We have to realise how these distortions violate the IMF’s programme condition that the interbank-open market spread must remain within 1.25 percent. The persistence of such a gap is diverting remittances away from banks, eroding official reserves, and fuelling capital flight. By some accounts, large volumes of dollars are being smuggled across to Iran and Afghanistan, where regional arbitrage yields higher returns. FIA seizures of Iranian rials and Afghan afghanis in Karachi and Quetta are stark confirmation that Pakistan’s borders remain porous to illicit currency flows.
The short-term optics of raids are deceptive. Arrests and currency seizures may briefly strengthen the rupee, but the underlying drivers of demand for the black market remain untouched. High import tariffs incentivise under-invoicing, strict withdrawal controls encourage traders to bypass banks, and a persistent lack of confidence that the rupee’s value will be market-determined rather than administratively managed keeps pressure on the system.
The State Bank’s approach has been equally contradictory. Reserves have been rebuilt to around $14.5 billion, aided by IMF inflows and bilateral rollovers. Yet heavy dollar purchases, over $9 billion in just nine months, have drained liquidity from the market, pushing customers to unofficial dealers. This self-defeating cycle must end if confidence is to be restored.

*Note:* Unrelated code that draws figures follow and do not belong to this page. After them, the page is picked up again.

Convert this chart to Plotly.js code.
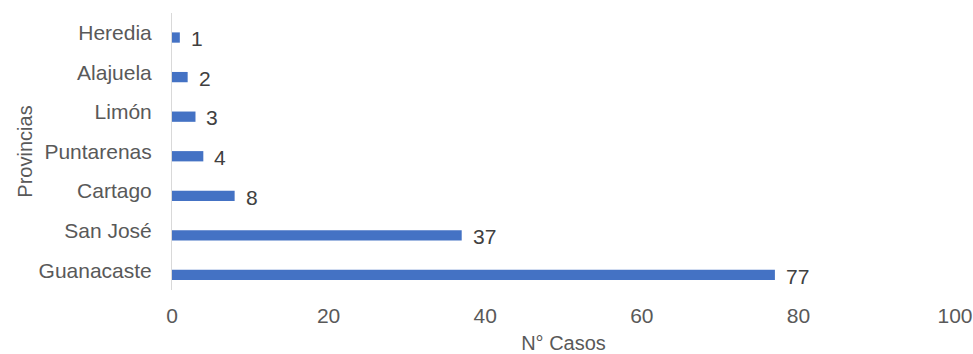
<!DOCTYPE html>
<html>
<head>
<meta charset="utf-8">
<script src="https://cdn.plot.ly/plotly-3.0.1.min.js"></script>
<style>html,body{margin:0;padding:0;background:#fff;}#chart{width:973px;height:354px;}</style>
</head>
<body>
<div id="chart"></div>
<script>
var provincias = ["Guanacaste", "San José", "Cartago", "Puntarenas", "Limón", "Alajuela", "Heredia"];
var casos = [77, 37, 8, 4, 3, 2, 1];
var xTicks = [0, 20, 40, 60, 80, 100];

var FONT = "Liberation Sans, Arial, sans-serif";

var trace = {
  type: "bar",
  orientation: "h",
  y: provincias,
  x: casos,
  textposition: "none",
  marker: {color: "#4472C4"},
  width: 0.26,
  offset: -0.25,
  hoverinfo: "none"
};

var labels = provincias.map(function (p, i) {
  return {
    x: casos[i], y: p, xref: "x", yref: "y",
    text: String(casos[i]),
    showarrow: false,
    xanchor: "left",
    yanchor: "middle",
    xshift: 9,
    yshift: -6,
    font: {family: FONT, size: 21, color: "#404040"}
  };
});

var layout = {
  width: 973,
  height: 354,
  margin: {l: 172, r: 18, t: 13, b: 64},
  paper_bgcolor: "#fff",
  plot_bgcolor: "#fff",
  showlegend: false,
  font: {family: FONT, size: 21, color: "#595959"},
  annotations: labels,
  xaxis: {
    range: [0, 100],
    tickvals: xTicks,
    ticktext: xTicks.map(String),
    showgrid: false,
    zeroline: false,
    showline: false,
    ticks: "",
    ticklabelstandoff: 11,
    tickfont: {family: FONT, size: 21, color: "#595959"},
    title: {text: "N° Casos", font: {family: FONT, size: 20, color: "#595959"}, standoff: 17}
  },
  yaxis: {
    categoryorder: "array",
    categoryarray: provincias,
    showgrid: false,
    zeroline: false,
    showline: true,
    linecolor: "#D9D9D9",
    linewidth: 1,
    ticks: "",
    ticklabelstandoff: 15,
    tickfont: {family: FONT, size: 21, color: "#595959"},
    title: {text: "Provincias", font: {family: FONT, size: 20, color: "#595959"}, standoff: 0}
  }
};

Plotly.newPlot("chart", [trace], layout, {displayModeBar: false, staticPlot: true});
</script>
</body>
</html>
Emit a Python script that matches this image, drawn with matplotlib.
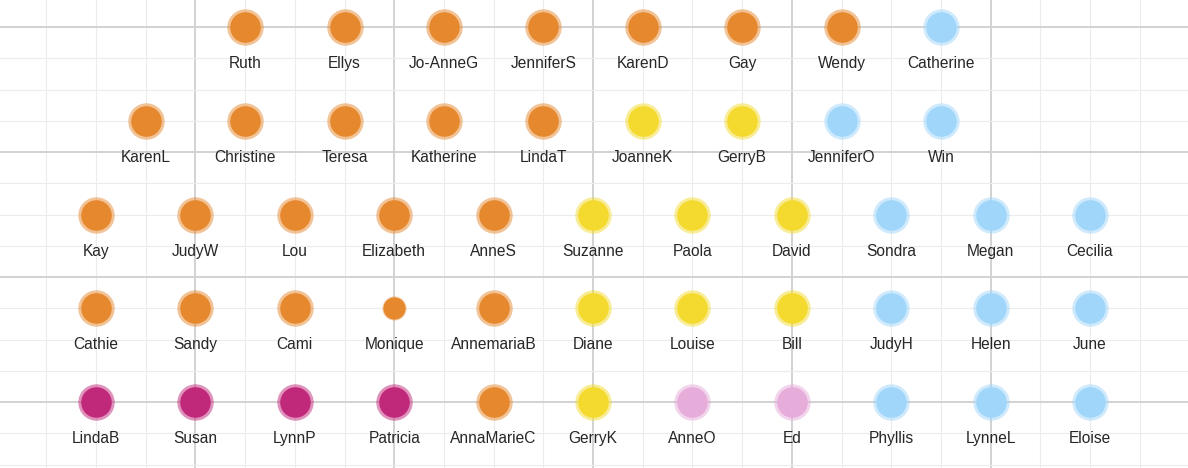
import numpy as np
import matplotlib
matplotlib.use("Agg")
import matplotlib.pyplot as plt
from matplotlib.colors import to_rgba

# ---------------------------------------------------------------------------
# data: one list of names / groups per row (top to bottom)
# ---------------------------------------------------------------------------
row1_names = ["Ruth", "Ellys", "Jo-AnneG", "JenniferS", "KarenD", "Gay", "Wendy", "Catherine"]
row1_groups = ["O", "O", "O", "O", "O", "O", "O", "B"]

row2_names = ["KarenL", "Christine", "Teresa", "Katherine", "LindaT", "JoanneK", "GerryB",
              "JenniferO", "Win"]
row2_groups = ["O", "O", "O", "O", "O", "Y", "Y", "B", "B"]

row3_names = ["Kay", "JudyW", "Lou", "Elizabeth", "AnneS", "Suzanne", "Paola", "David",
              "Sondra", "Megan", "Cecilia"]
row3_groups = ["O", "O", "O", "O", "O", "Y", "Y", "Y", "B", "B", "B"]

row4_names = ["Cathie", "Sandy", "Cami", "Monique", "AnnemariaB", "Diane", "Louise", "Bill",
              "JudyH", "Helen", "June"]
row4_groups = ["O", "O", "O", "O", "O", "Y", "Y", "Y", "B", "B", "B"]

row5_names = ["LindaB", "Susan", "LynnP", "Patricia", "AnnaMarieC", "GerryK", "AnneO", "Ed",
              "Phyllis", "LynneL", "Eloise"]
row5_groups = ["M", "M", "M", "M", "O", "Y", "P", "P", "B", "B", "B"]

small_names = ["Monique"]

rows = [row1_names, row2_names, row3_names, row4_names, row5_names]
groups = [row1_groups, row2_groups, row3_groups, row4_groups, row5_groups]
row_offset = [1.5, 0.5, 0.0, 0.0, 0.0]

colors = {"O": "#E6882E", "Y": "#F4DA2E", "B": "#A0D6FA",
          "M": "#C0287A", "P": "#E6ADDB"}

# ---------------------------------------------------------------------------
# figure
# ---------------------------------------------------------------------------
fig = plt.figure(figsize=(11.88, 4.68), dpi=100)
ax = fig.add_axes([0, 0, 1, 1])
ax.set_xlim(-0.966, 10.986)
ax.set_ylim(4.704, -0.288)
ax.axis("off")

# background grid: minor every 0.5 (x) / 1/3 (y), major every 2 / 4/3
for gx in np.arange(-1, 11.01, 0.5):
    major = abs((gx - 1) % 2) < 1e-6
    ax.axvline(gx, color="#d2d2d2" if major else "#ececec",
               lw=1.4 if major else 0.8, zorder=0)
for k in range(-1, 15):
    gy = k / 3
    major = k % 4 == 0
    ax.axhline(gy, color="#d2d2d2" if major else "#ececec",
               lw=1.4 if major else 0.8, zorder=0)

for r, (names, grp) in enumerate(zip(rows, groups)):
    for i, (name, g) in enumerate(zip(names, grp)):
        x = row_offset[r] + i
        c = colors[g]
        if name in small_names:
            ax.plot(x, r, "o", ms=16, mfc=c, mec=to_rgba(c, 0.35), mew=1.5, zorder=3)
        else:
            ax.plot(x, r, "o", ms=22, mfc=c, mec=to_rgba(c, 0.5), mew=4.2, zorder=3)
        ax.annotate(name, (x, r), xytext=(0, -26.3), textcoords="offset points",
                    ha="center", va="center", fontsize=11.2, color="#262626",
                    family="Liberation Sans", zorder=4)

fig.savefig("out.png", dpi=100)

The way forward lies in structural correction, not episodic enforcement. Exchange-rate management must commit to a unified, market-clearing rate. Unless the interbank-open market gap narrows, the curb market will continue to thrive. Documentation rules must also be rationalised. A rigid cap without flexibility has merely shifted transactions underground; compliance should be risk-based, not bluntly restrictive. At the same time, remittance flows must be made attractive through competitive rates and streamlined channels, so that overseas Pakistanis are not tempted by hundi operators.
Border enforcement and FIA raids are necessary, but they are no substitute for credible policy. Unless exchange-rate management is depoliticised and regulatory frameworks are aligned with IMF benchmarks, the grey market will persist. What is at stake is not only the stability of the rupee but also the credibility of Pakistan’s economic governance.